Written task = Transcribe the listing verbatim. Do not carry over any pictures.

Recorded data =
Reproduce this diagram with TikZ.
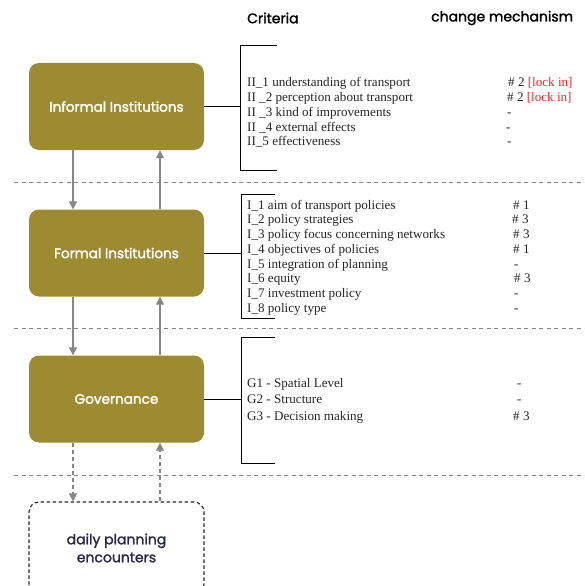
\documentclass[tikz,border=0pt]{standalone}
\usepackage{fontspec}
\setmainfont{Liberation Serif}
\newfontfamily\geo{Poppins}[FakeBold=1.6]
\newfontfamily\geobox{Poppins}[FakeBold=2.2]
\usetikzlibrary{arrows.meta}
\definecolor{olive}{RGB}{157,139,50}
\definecolor{flowgray}{RGB}{135,135,135}
\definecolor{lockred}{RGB}{240,40,40}
\definecolor{navy}{RGB}{40,40,75}
\tikzset{
  inst/.style={rounded corners=10pt, fill=olive, minimum width=175pt, minimum height=87pt,
    text=white, font=\geobox\fontsize{13.6}{15}\selectfont, inner sep=0pt},
  daily/.style={rounded corners=10pt, draw=black!85, line width=1.1pt,
    dash pattern=on 3.5pt off 2.5pt, minimum width=175pt, minimum height=92pt,
    text=navy, font=\geo\fontsize{14}{18}\selectfont, align=center, inner sep=0pt},
  flow/.style={draw=flowgray, line width=1.3pt, -{Triangle[length=8pt,width=8pt]}},
  dflow/.style={flow, dash pattern=on 4pt off 3pt},
  sep/.style={draw=flowgray, line width=0.8pt, dash pattern=on 4pt off 3.5pt},
  bracket/.style={draw=black, line width=1pt},
  crit/.style={anchor=base west, inner sep=0pt, text=black!85, font=\fontsize{13.1}{14}\selectfont},
  mech/.style={anchor=base west, inner sep=0pt, text=black!85, font=\fontsize{13.1}{14}\selectfont},
  head/.style={anchor=west, inner sep=0pt, font=\geo\fontsize{14}{16}\selectfont},
}
\begin{document}
\begin{tikzpicture}[x=1pt,y=-1pt]
\clip (0,0) rectangle (584,586);
\useasboundingbox (0,0) rectangle (584,586);

% column headers
\node[head] (hcrit) at (247,18) {Criteria};
\node[head] (hmech) at (431,18) {change mechanism};

% level separators
\draw[sep] (14,182) -- (584,182);
\draw[sep] (14,328) -- (584,328);
\draw[sep] (14,475) -- (584,475);

% institution boxes
\node[inst] (inf) at (116.5,106.5) {Informal Institutions};
\node[inst] (form) at (116.5,253) {Formal Institutions};
\node[inst] (gov) at (116.5,399) {Governance};
\node[daily] (day) at (116.5,548) {daily planning\\encounters};

% interactions between the levels
\draw[flow] ([xshift=-43.5pt]inf.south) -- ([xshift=-43.5pt]form.north);
\draw[flow] ([xshift=43.5pt]form.north) -- ([xshift=43.5pt]inf.south);
\draw[flow] ([xshift=-43.5pt]form.south) -- ([xshift=-43.5pt]gov.north);
\draw[flow] ([xshift=43.5pt]gov.north) -- ([xshift=43.5pt]form.south);
\draw[dflow] ([xshift=-43.5pt]gov.south) -- ([xshift=-43.5pt]day.north);
\draw[dflow] ([xshift=43.5pt]day.north) -- ([xshift=43.5pt]gov.south);

% brackets grouping the criteria
\coordinate (b1) at (240,106.5);
\coordinate (b2) at (241,253);
\coordinate (b3) at (241,399);
\draw[bracket] (277,46) -- (240,46) -- (240,170) -- (277,170);
\draw[bracket] (275,194) -- (241,194) -- (241,318) -- (275,318);
\draw[bracket] (275,337) -- (241,337) -- (241,463) -- (275,463);
\draw[bracket] (inf.east) -- (b1);
\draw[bracket] (form.east) -- (b2);
\draw[bracket] (gov.east) -- (b3);

% informal institutions criteria
\node[crit] (ii1) at (247,86.5) {II\_1 understanding of transport};
\node[crit] (ii2) at (247,101.5) {II \_2 perception about transport};
\node[crit] (ii3) at (247,116) {II \_3 kind of improvements};
\node[crit] (ii4) at (247,131) {II \_4 external effects};
\node[crit] (ii5) at (247,145.5) {II\_5 effectiveness};
\node[mech] (mi1) at (508,86.5) {\# 2 \textcolor{lockred}{[lock in]}};
\node[mech] (mi2) at (507,101.5) {\# 2 \textcolor{lockred}{[lock in]}};
\node[mech] (mi3) at (507,116) {-};
\node[mech] (mi4) at (506,131) {-};
\node[mech] (mi5) at (507,145.5) {-};

% formal institutions criteria
\node[crit] (i1) at (247,209) {I\_1 aim of transport policies};
\node[crit] (i2) at (247,223.5) {I\_2 policy strategies};
\node[crit] (i3) at (247,238.5) {I\_3 policy focus concerning networks};
\node[crit] (i4) at (247,253) {I\_4 objectives of policies};
\node[crit] (i5) at (247,268) {I\_5 integration of planning};
\node[crit] (i6) at (247,282.5) {I\_6 equity};
\node[crit] (i7) at (247,297) {I\_7 investment policy};
\node[crit] (i8) at (247,312) {I\_8 policy type};
\node[mech] (mf1) at (513,209) {\# 1};
\node[mech] (mf2) at (512,223.5) {\# 3};
\node[mech] (mf3) at (513,238.5) {\# 3};
\node[mech] (mf4) at (513,253) {\# 1};
\node[mech] (mf5) at (514,268) {-};
\node[mech] (mf6) at (514,282.5) {\# 3};
\node[mech] (mf7) at (514,297) {-};
\node[mech] (mf8) at (514,312) {-};

% governance criteria
\node[crit] (g1) at (247,387) {G1 - Spatial Level};
\node[crit] (g2) at (247,403.5) {G2 - Structure};
\node[crit] (g3) at (247,420) {G3 - Decision making};
\node[mech] (mg1) at (517,387) {-};
\node[mech] (mg2) at (517,403.5) {-};
\node[mech] (mg3) at (513,420) {\# 3};
\end{tikzpicture}
\end{document}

Solution to the problem =
Reproduce this diagram with TikZ.
\documentclass[tikz,border=0pt]{standalone}
\usepackage{fontspec}
\setmainfont{Liberation Serif}
\newfontfamily\geo{Poppins}[FakeBold=1.6]
\newfontfamily\geobox{Poppins}[FakeBold=2.2]
\usetikzlibrary{arrows.meta}
\definecolor{olive}{RGB}{157,139,50}
\definecolor{flowgray}{RGB}{135,135,135}
\definecolor{lockred}{RGB}{240,40,40}
\definecolor{navy}{RGB}{40,40,75}
\tikzset{
  inst/.style={rounded corners=10pt, fill=olive, minimum width=175pt, minimum height=87pt,
    text=white, font=\geobox\fontsize{13.6}{15}\selectfont, inner sep=0pt},
  daily/.style={rounded corners=10pt, draw=black!85, line width=1.1pt,
    dash pattern=on 3.5pt off 2.5pt, minimum width=175pt, minimum height=92pt,
    text=navy, font=\geo\fontsize{14}{18}\selectfont, align=center, inner sep=0pt},
  flow/.style={draw=flowgray, line width=1.3pt, -{Triangle[length=8pt,width=8pt]}},
  dflow/.style={flow, dash pattern=on 4pt off 3pt},
  sep/.style={draw=flowgray, line width=0.8pt, dash pattern=on 4pt off 3.5pt},
  bracket/.style={draw=black, line width=1pt},
  crit/.style={anchor=base west, inner sep=0pt, text=black!85, font=\fontsize{13.1}{14}\selectfont},
  mech/.style={anchor=base west, inner sep=0pt, text=black!85, font=\fontsize{13.1}{14}\selectfont},
  head/.style={anchor=west, inner sep=0pt, font=\geo\fontsize{14}{16}\selectfont},
}
\begin{document}
\begin{tikzpicture}[x=1pt,y=-1pt]
\clip (0,0) rectangle (584,586);
\useasboundingbox (0,0) rectangle (584,586);

% column headers
\node[head] (hcrit) at (247,18) {Criteria};
\node[head] (hmech) at (431,18) {change mechanism};

% level separators
\draw[sep] (14,182) -- (584,182);
\draw[sep] (14,328) -- (584,328);
\draw[sep] (14,475) -- (584,475);

% institution boxes
\node[inst] (inf) at (116.5,106.5) {Informal Institutions};
\node[inst] (form) at (116.5,253) {Formal Institutions};
\node[inst] (gov) at (116.5,399) {Governance};
\node[daily] (day) at (116.5,548) {daily planning\\encounters};

% interactions between the levels
\draw[flow] ([xshift=-43.5pt]inf.south) -- ([xshift=-43.5pt]form.north);
\draw[flow] ([xshift=43.5pt]form.north) -- ([xshift=43.5pt]inf.south);
\draw[flow] ([xshift=-43.5pt]form.south) -- ([xshift=-43.5pt]gov.north);
\draw[flow] ([xshift=43.5pt]gov.north) -- ([xshift=43.5pt]form.south);
\draw[dflow] ([xshift=-43.5pt]gov.south) -- ([xshift=-43.5pt]day.north);
\draw[dflow] ([xshift=43.5pt]day.north) -- ([xshift=43.5pt]gov.south);

% brackets grouping the criteria
\coordinate (b1) at (240,106.5);
\coordinate (b2) at (241,253);
\coordinate (b3) at (241,399);
\draw[bracket] (277,46) -- (240,46) -- (240,170) -- (277,170);
\draw[bracket] (275,194) -- (241,194) -- (241,318) -- (275,318);
\draw[bracket] (275,337) -- (241,337) -- (241,463) -- (275,463);
\draw[bracket] (inf.east) -- (b1);
\draw[bracket] (form.east) -- (b2);
\draw[bracket] (gov.east) -- (b3);

% informal institutions criteria
\node[crit] (ii1) at (247,86.5) {II\_1 understanding of transport};
\node[crit] (ii2) at (247,101.5) {II \_2 perception about transport};
\node[crit] (ii3) at (247,116) {II \_3 kind of improvements};
\node[crit] (ii4) at (247,131) {II \_4 external effects};
\node[crit] (ii5) at (247,145.5) {II\_5 effectiveness};
\node[mech] (mi1) at (508,86.5) {\# 2 \textcolor{lockred}{[lock in]}};
\node[mech] (mi2) at (507,101.5) {\# 2 \textcolor{lockred}{[lock in]}};
\node[mech] (mi3) at (507,116) {-};
\node[mech] (mi4) at (506,131) {-};
\node[mech] (mi5) at (507,145.5) {-};

% formal institutions criteria
\node[crit] (i1) at (247,209) {I\_1 aim of transport policies};
\node[crit] (i2) at (247,223.5) {I\_2 policy strategies};
\node[crit] (i3) at (247,238.5) {I\_3 policy focus concerning networks};
\node[crit] (i4) at (247,253) {I\_4 objectives of policies};
\node[crit] (i5) at (247,268) {I\_5 integration of planning};
\node[crit] (i6) at (247,282.5) {I\_6 equity};
\node[crit] (i7) at (247,297) {I\_7 investment policy};
\node[crit] (i8) at (247,312) {I\_8 policy type};
\node[mech] (mf1) at (513,209) {\# 1};
\node[mech] (mf2) at (512,223.5) {\# 3};
\node[mech] (mf3) at (513,238.5) {\# 3};
\node[mech] (mf4) at (513,253) {\# 1};
\node[mech] (mf5) at (514,268) {-};
\node[mech] (mf6) at (514,282.5) {\# 3};
\node[mech] (mf7) at (514,297) {-};
\node[mech] (mf8) at (514,312) {-};

% governance criteria
\node[crit] (g1) at (247,387) {G1 - Spatial Level};
\node[crit] (g2) at (247,403.5) {G2 - Structure};
\node[crit] (g3) at (247,420) {G3 - Decision making};
\node[mech] (mg1) at (517,387) {-};
\node[mech] (mg2) at (517,403.5) {-};
\node[mech] (mg3) at (513,420) {\# 3};
\end{tikzpicture}
\end{document}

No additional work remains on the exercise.